To compute the derivative of $\xi$, we need ${ \partial \eta(\sigma_1^2, W) \over \partial A}(H)$. For $x \neq \sigma_1^2$ near $\sigma_1^2$ we have \begin{eqnarray} { \partial \eta(x, W) \over \partial A}(H) &=& -\det(x I -W^T W) \operatorname{tr} ((x I -W^T W)^{-1} (W^TH+H^TW) ) \\ &=& -2 \det(x I -W^T W) \operatorname{tr} ((x I -W^T W)^{-1} W^TH ) \end{eqnarray} and so (expanding use the SVD), \begin{eqnarray} { \partial \xi(W) \over \partial W}(H) &=& \lim_{x \to \sigma_1^2} 2 { \operatorname{tr} ((x I -W^T W)^{-1} W^TH ) \over \operatorname{tr} ((x I -W^T W)^{-1} ) } \\ &=& 2 \lim_{x \to \sigma_1^2} { \operatorname{tr} ((x I -\Sigma^2)^{-1} \Sigma U^T H V ) \over \operatorname{tr} ((x I -\Sigma^2)^{-1} ) } \\ &=& 2 \lim_{x \to \sigma_1^2} { \sum_k { \sigma_k \over x-\sigma_k^2 } [U^THV]_{kk} \over \sum_k { 1 \over x-\sigma_k^2 } } \\ &=& 2 \lim_{x \to \sigma_1^2} { \sum_k (x-\sigma_1^2) { \sigma_k \over x-\sigma_k^2 } [U^THV]_{kk} \over \sum_k (x-\sigma_1^2) { 1 \over x-\sigma_k^2 } } \\ &=& 2 \sigma_1 [U^THV]_{11} \\ &=& 2 \sigma_1 \langle u , H v \rangle \end{eqnarray} where $u = U e_1,v=V e_1$ are left and right singular vectors of $W$ corresponding to the singular value $\sigma_1$.

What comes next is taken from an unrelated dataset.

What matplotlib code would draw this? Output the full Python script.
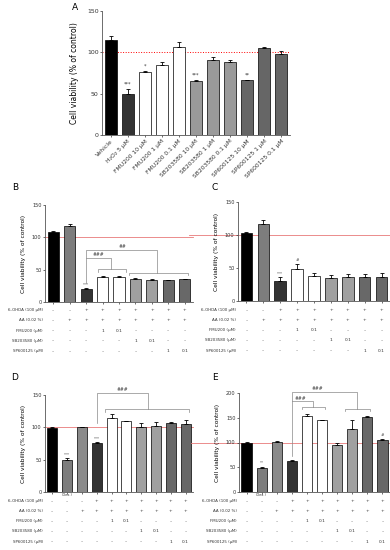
import matplotlib.pyplot as plt
import numpy as np

# ---- Panel A data ----
a_labels = ["Vehicle", "H₂O₂ 5 μM", "FMU200 10 μM", "FMU200 1 μM", "FMU200 0.1 μM",
            "SB203580 10 μM", "SB203580 1 μM", "SB203580 0.1 μM",
            "SP600125 10 μM", "SP600125 1 μM", "SP600125 0.1 μM"]
a_mean = [115, 50, 76, 85, 106, 65, 91, 88, 66, 105, 98]
a_err = [5, 6, 1, 3, 7, 1, 3, 3, 1, 2, 4]
a_sig = ["", "***", "*", "", "", "***", "", "", "**", "", ""]

# ---- Panels B / C data ----
b_mean = [109, 117, 20, 38, 38.5, 35.5, 34, 33.5, 35]
b_err = [1, 4, 1, 2, 2, 1, 2, 1, 1]
b_sig = ["", "", "***", "", "", "", "", "", ""]

c_mean = [103.5, 117, 31, 48.5, 38, 34.5, 36, 36.5, 36.5]
c_err = [1.5, 6, 5, 7, 4.5, 4.5, 5, 5, 6]
c_sig = ["", "", "***", "#", "", "", "", "", ""]

# ---- Panels D / E data ----
d_mean = [99, 50, 100, 76, 114.5, 109.5, 100.5, 101.5, 106, 105.5]
d_err = [1, 2.5, 1, 1.5, 6, 1, 6, 6, 1.5, 6.5]
d_sig = ["", "***", "", "***", "", "", "", "", "", ""]

e_mean = [99, 49, 101.5, 62.5, 153, 145, 95.5, 127, 152.5, 105.5]
e_err = [3, 2, 1, 3, 4, 1, 4, 18, 1.5, 1.5]
e_sig = ["", "**", "", "", "", "", "", "", "", "#"]

# ---- treatment tables ----
row_labels = ["6-OHDA (100 μM)", "AA (0.02 %)", "FMU200 (μM)", "SB203580 (μM)", "SP600125 (μM)"]
bc_ohda = ["–", "–", "+", "+", "+", "+", "+", "+", "+"]
bc_aa = ["–", "+", "+", "+", "+", "+", "+", "+", "+"]
bc_fmu = ["–", "–", "–", "1", "0.1", "–", "–", "–", "–"]
bc_sb = ["–", "–", "–", "–", "–", "1", "0.1", "–", "–"]
bc_sp = ["–", "–", "–", "–", "–", "–", "–", "1", "0.1"]

de_ohda = ["–", "–", "–", "+", "+", "+", "+", "+", "+", "+"]
de_aa = ["–", "–", "+", "+", "+", "+", "+", "+", "+", "+"]
de_fmu = ["–", "–", "–", "–", "1", "0.1", "–", "–", "–", "–"]
de_sb = ["–", "–", "–", "–", "–", "–", "1", "0.1", "–", "–"]
de_sp = ["–", "–", "–", "–", "–", "–", "–", "–", "1", "0.1"]

a_colors = ["black", "#333333", "white", "white", "white",
            "#9a9a9a", "#9a9a9a", "#9a9a9a", "#666666", "#666666", "#666666"]
bc_colors = ["black", "#7d7d7d", "#333333", "white", "white",
             "#a0a0a0", "#a0a0a0", "#686868", "#686868"]
de_colors = ["black", "#7d7d7d", "#8a8a8a", "#333333", "white", "white",
             "#a0a0a0", "#a0a0a0", "#686868", "#686868"]

W, H = 390, 550
fig = plt.figure(figsize=(W / 100, H / 100), dpi=100)


def add_axes(left, top, right, bottom):
    return fig.add_axes([left / W, 1 - bottom / H, (right - left) / W, (bottom - top) / H])


def draw_bars(ax, means, errs, colors, sig, ymax, yticks, fs, width=0.68):
    x = np.arange(len(means))
    ax.bar(x, means, width=width, color=colors, edgecolor="black", linewidth=0.5, zorder=2)
    ax.errorbar(x, means, yerr=[np.zeros(len(errs)), errs], fmt="none", ecolor="black",
                elinewidth=0.6, capsize=1.6, capthick=0.6, zorder=3)
    for xi, m, e, s in zip(x, means, errs, sig):
        if s:
            ax.text(xi, m + e + ymax * 0.02, s, ha="center", va="bottom", fontsize=fs * 0.8,
                    color="#333333")
    ax.set_xlim(-0.5, len(means) - 0.5)
    ax.set_ylim(0, ymax)
    ax.set_yticks(yticks)
    ax.tick_params(axis="both", labelsize=fs, length=1.5, width=0.5, pad=1, colors="#333333")
    for side in ["top", "right"]:
        ax.spines[side].set_visible(False)
    for side in ["left", "bottom"]:
        ax.spines[side].set_linewidth(0.6)
        ax.spines[side].set_color("#555555")
    return x


def draw_table(ax, columns, first=6.0, step=7.3, fs=2.9):
    for r, (lab, col) in enumerate(zip(row_labels, columns)):
        dy = -(first + r * step)
        ax.annotate(lab, xy=(0, 0), xycoords="axes fraction", xytext=(-1.5, dy),
                    textcoords="offset points", ha="right", va="center", fontsize=fs,
                    color="#333333", annotation_clip=False)
        for i, t in enumerate(col):
            ax.annotate(t, xy=(i, 0), xycoords=("data", "axes fraction"), xytext=(0, dy),
                        textcoords="offset points", ha="center", va="center", fontsize=fs + 0.3,
                        color="#333333", annotation_clip=False)


def bracket(ax, x0, y_low, y_top, x1, y_group, g0, g1, leg, label, lx, ly, fs=3.3):
    kw = dict(color="#888888", lw=0.5, clip_on=False, zorder=4)
    ax.plot([x0, x0, x1, x1], [y_low, y_top, y_top, y_group], **kw)
    ax.plot([g0, g0, g1, g1], [y_group - leg, y_group, y_group, y_group - leg], **kw)
    ax.text(lx, ly, label, ha="center", va="bottom", fontsize=fs, color="#333333", clip_on=False)


def red_line(ax, xmin=0, xmax=1):
    ax.axhline(100, xmin=xmin, xmax=xmax, color="#e87a7a", lw=0.6, clip_on=False, zorder=1)


# ---- Panel A ----
axA = add_axes(102, 11, 290, 135)
xa = draw_bars(axA, a_mean, a_err, a_colors, a_sig, 150, [0, 50, 100, 150], 4.5, width=0.7)
axA.axhline(100, color="red", lw=0.7, ls=":", zorder=1)
axA.set_xticks(xa)
axA.set_xticklabels(a_labels, rotation=45, ha="right", rotation_mode="anchor", fontsize=4.3)
axA.set_ylabel("Cell viability (% of control)", fontsize=5.5, labelpad=6)
fig.text(75 / W, 1 - 8 / H, "A", fontsize=6.5, ha="center", va="center")

# ---- Panel B ----
axB = add_axes(45, 205, 193, 302)
draw_bars(axB, b_mean, b_err, bc_colors, b_sig, 150, [0, 50, 100, 150], 3.6)
red_line(axB, 0, 1.0)
axB.set_xticks(range(len(b_mean)))
axB.set_xticklabels([])
axB.set_ylabel("Cell viability (% of control)", fontsize=4.2, labelpad=4)
draw_table(axB, [bc_ohda, bc_aa, bc_fmu, bc_sb, bc_sp])
bracket(axB, 2, 29, 68, 3.5, 51, 2.7, 4.4, 4, "###", 2.75, 69)
bracket(axB, 2, 68, 81, 6.3, 45, 4.6, 8.2, 4, "##", 4.2, 82)
fig.text(15 / W, 1 - 188 / H, "B", fontsize=6.5, ha="center", va="center")

# ---- Panel C ----
axC = add_axes(238, 202, 390, 301)
draw_bars(axC, c_mean, c_err, bc_colors, c_sig, 150, [0, 50, 100, 150], 3.6)
red_line(axC, -0.32, 1)
axC.set_xticks(range(len(c_mean)))
axC.set_xticklabels([])
axC.set_ylabel("Cell viability (% of control)", fontsize=4.2, labelpad=4)
draw_table(axC, [bc_ohda, bc_aa, bc_fmu, bc_sb, bc_sp], first=6.5)
fig.text(215 / W, 1 - 188 / H, "C", fontsize=6.5, ha="center", va="center")

# ---- Panel D ----
axD = add_axes(45, 395, 193, 492)
draw_bars(axD, d_mean, d_err, de_colors, d_sig, 150, [0, 50, 100, 150], 3.6)
red_line(axD, 0, 1.0)
axD.set_xticks(range(len(d_mean)))
axD.set_xticklabels([])
axD.set_ylabel("Cell viability (% of control)", fontsize=4.2, labelpad=4)
draw_table(axD, [de_ohda, de_aa, de_fmu, de_sb, de_sp], first=6.5)
axD.annotate("(Dex.)", xy=(1, 0), xycoords=("data", "axes fraction"), xytext=(0, -2.5),
             textcoords="offset points", ha="center", va="center", fontsize=2.6,
             color="#333333", annotation_clip=False)
bracket(axD, 3, 106, 153, 6.45, 128, 3.55, 9.2, 4, "###", 4.7, 154)
fig.text(15 / W, 1 - 377 / H, "D", fontsize=6.5, ha="center", va="center")

# ---- Panel E ----
axE = add_axes(239, 393, 390, 492)
draw_bars(axE, e_mean, e_err, de_colors, e_sig, 200, [0, 50, 100, 150, 200], 3.6)
red_line(axE, -0.32, 1)
axE.set_xticks(range(len(e_mean)))
axE.set_xticklabels([])
axE.set_ylabel("Cell viability (% of control)", fontsize=4.2, labelpad=4)
draw_table(axE, [de_ohda, de_aa, de_fmu, de_sb, de_sp], first=6.5)
axE.annotate("(Dex.)", xy=(1, 0), xycoords=("data", "axes fraction"), xytext=(0, -2.5),
             textcoords="offset points", ha="center", va="center", fontsize=2.6,
             color="#333333", annotation_clip=False)
bracket(axE, 3, 72, 203, 7.3, 168, 6.5, 8.2, 5, "###", 4.7, 204)
bracket(axE, 3, 183, 183, 4.4, 172, 3.65, 5.2, 5, "###", 3.55, 184)
fig.text(215 / W, 1 - 377 / H, "E", fontsize=6.5, ha="center", va="center")

fig.savefig("out.png", dpi=100)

Finally, since $n(W') = \|W'\|_2 = \sqrt{\xi(W')}$, we have ${\partial n(W) \over \partial W} = {1 \over 2 \sqrt{ \xi(W')}} {\partial \xi(W) \over \partial W } = \langle u , H v \rangle$, as above.

The above works for any matrix $W$ as long as $\sigma_1 > \sigma_2$.

If $W$ is symmetric, then we can write the spectral decomposition $W=U \Lambda U^T$ (this also functions as a SVD), and so $W^T W = U \Lambda^2 U^T$. Hence $\|W\|_2$ is the absolute value of the eigenvalue of largest absolute value. Hence the condition $\sigma_1 > \sigma_2$ corresponds to requiring $|\lambda_1| > |\lambda_k|$ for $k >1$, and in this case ${\partial n(W) \over \partial W}(H) = \langle u , H u \rangle$, where $u$ is a unit eigenvector corresponding to $\lambda_1$.

We have, of course, ${\partial n(W) \over \partial W_{ij}} = {\partial n(W) \over \partial W}(E_{ij}) = [u]_i [u]_j$.